1 person found this helpful
Book preview
Trade Against the Trend! - Heikin Ashi Trader
Strategy
Chapter 1: Trade when the crowd is afraid
I believe the very best money is made at the market turns. Everyone says you get killed trying to pick tops and bottoms, and you make all your money by playing the trend in the middle. Well, for twelve years, I have been missing the meat in the middle, but I have made a lot of money at tops and bottoms.
Paul Tudor Jones
Anyone who starts trading on the stock market should be fearless. I do not say callous, I say fearless. If you want to win as a trader, you have to be willing to take trades that hardly anybody dares to take. It has been like that forever. If you do the same thing as the rest of the herd, you get what the herd gets: almost nothing.
Therefore, if you want to do something crazy, like trading, then it should be worth it. Anyone who has read my scalping books knows that I am a countertrend trader. That means: I wait until a trend is exhausted and then take the opposite position.
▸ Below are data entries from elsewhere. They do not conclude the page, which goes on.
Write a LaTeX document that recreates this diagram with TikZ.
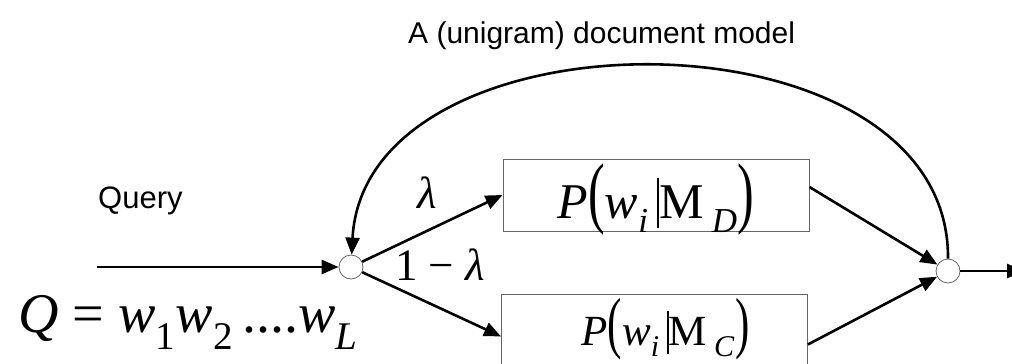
\documentclass[tikz,border=0pt]{standalone}
\usepackage{fontspec}
\setmainfont{Liberation Serif}
\setsansfont{Liberation Sans}
\usepackage{graphicx}
\usetikzlibrary{arrows.meta, positioning}

\newcommand{\lsub}[1]{\textsubscript{#1}}
\newcommand{\tallp}[1]{\scalebox{1}[1.58]{#1}}
\newcommand{\condbar}{\rule[-0.2em]{0.045em}{1.0em}}

\begin{document}
\begin{tikzpicture}[
		x=1pt, y=-1pt,
		flow/.style={-{Triangle[length=17pt, width=14pt]}, line width=2.6pt},
		sumnode/.style={draw=black!60, line width=0.8pt, circle, minimum size=24pt, inner sep=0pt},
		modelbox/.style={draw=black!60, line width=0.9pt, inner sep=0pt, minimum width=306pt},
		tag/.style={inner sep=0pt}
	]
	\useasboundingbox (0,0) rectangle (1012,364);
	\clip (0,0) rectangle (1012,364);

	% mixing points
	\node[sumnode] (mixin) at (351,267) {};
	\node[sumnode] (mixout) at (948,271) {};

	% the two models
	\node[modelbox, minimum height=72pt,
		text height=58pt, text depth=12pt] (docmodel) at (656,195)
		{\fontsize{50}{50}\selectfont \textit{P}\tallp{(}\textit{w}\lsub{\textit{i}}\,\condbar M\,\lsub{\textit{D}}\tallp{)}};
	\node[modelbox, minimum height=80pt, anchor=north,
		text height=47pt, text depth=25pt] (collmodel) at (654.5,294)
		{\hspace*{22pt}\fontsize{43}{43}\selectfont \textit{P}\tallp{(}\textit{w}\lsub{\textit{i}}\,\condbar M\,\lsub{\textit{C}}\tallp{)}};

	% texts
	\node[tag, anchor=base west] (title) at (408,43)
		{\fontsize{30}{34}\selectfont\sffamily A (unigram) document model};
	\node[tag, anchor=base west] (query) at (98,208)
		{\fontsize{31}{34}\selectfont\sffamily Query};
	\node[tag, anchor=base west] (qdef) at (18,332)
		{\fontsize{56}{60}\selectfont \textit{Q} = \textit{w}\lsub{1}\textit{w}\lsub{2}\,....\textit{w}\lsub{\textit{L}}};
	\node[tag, anchor=base] (lam) at (427,208)
		{\fontsize{45}{45}\selectfont\textit{λ}};
	\node[tag, anchor=base] (onelam) at (440,280)
		{\fontsize{45}{45}\selectfont 1 − \textit{λ}};

	\coordinate (qin) at (97,267);
	\coordinate (res) at (1024,271);

	\draw[flow] (qin) -- (mixin);
	\draw[flow] (mixin) -- (docmodel.west);
	\draw[flow] (mixin) -- ([yshift=-2pt]collmodel.west);
	\draw[flow] ([yshift=8pt]docmodel.east) -- (mixout);
	\draw[flow] ([yshift=-10pt]collmodel.east) -- (mixout);
	\draw[flow] (mixout) -- (res);
	\draw[flow] (mixout.north) .. controls (950,3) and (365,3) .. (mixin);
\end{tikzpicture}
\end{document}
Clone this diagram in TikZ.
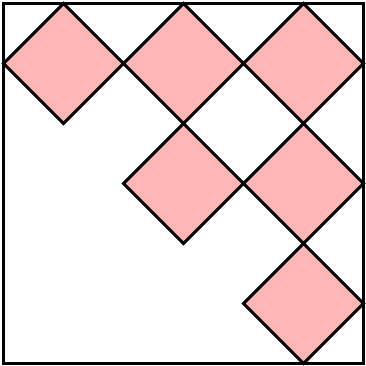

As a scalper, it just seems logical to me to try to trade the turning points that Paul Tudor Jones talks about in the quote.
This setup has convinced many scalpers. However, many, like me, have seen in recent years that it was not always easy to find markets where you could scalp well. The method works best in bear markets. I developed the method especially for such times.
In long-lasting bull markets, as has been the case since 2009 (as of November 2018), volatility will continue to dry up. So, it is getting harder and harder to find a market where you can scalp well, using this method. Therefore, many scalpers have begun to trade according to classic day trading methods. They trade on a 5-minute or even a 15-minute chart. Others have started using my method on higher timeframes. Of course, it also works there, because it is based on the universal principle: the best opportunities are at the turning points.
Do any alternatives exist for times of low volatility? One of these is the snapback strategy. What is this? Everyone knows that if you stretch a rubber band, it will snap back eventually. In addition, the more you stretch the band, the stronger the backlash will be. This principle also applies to the stock market. That is why we speak of snapback
, that is, the band is snapping back after a movement has been stretched in an exaggerated way.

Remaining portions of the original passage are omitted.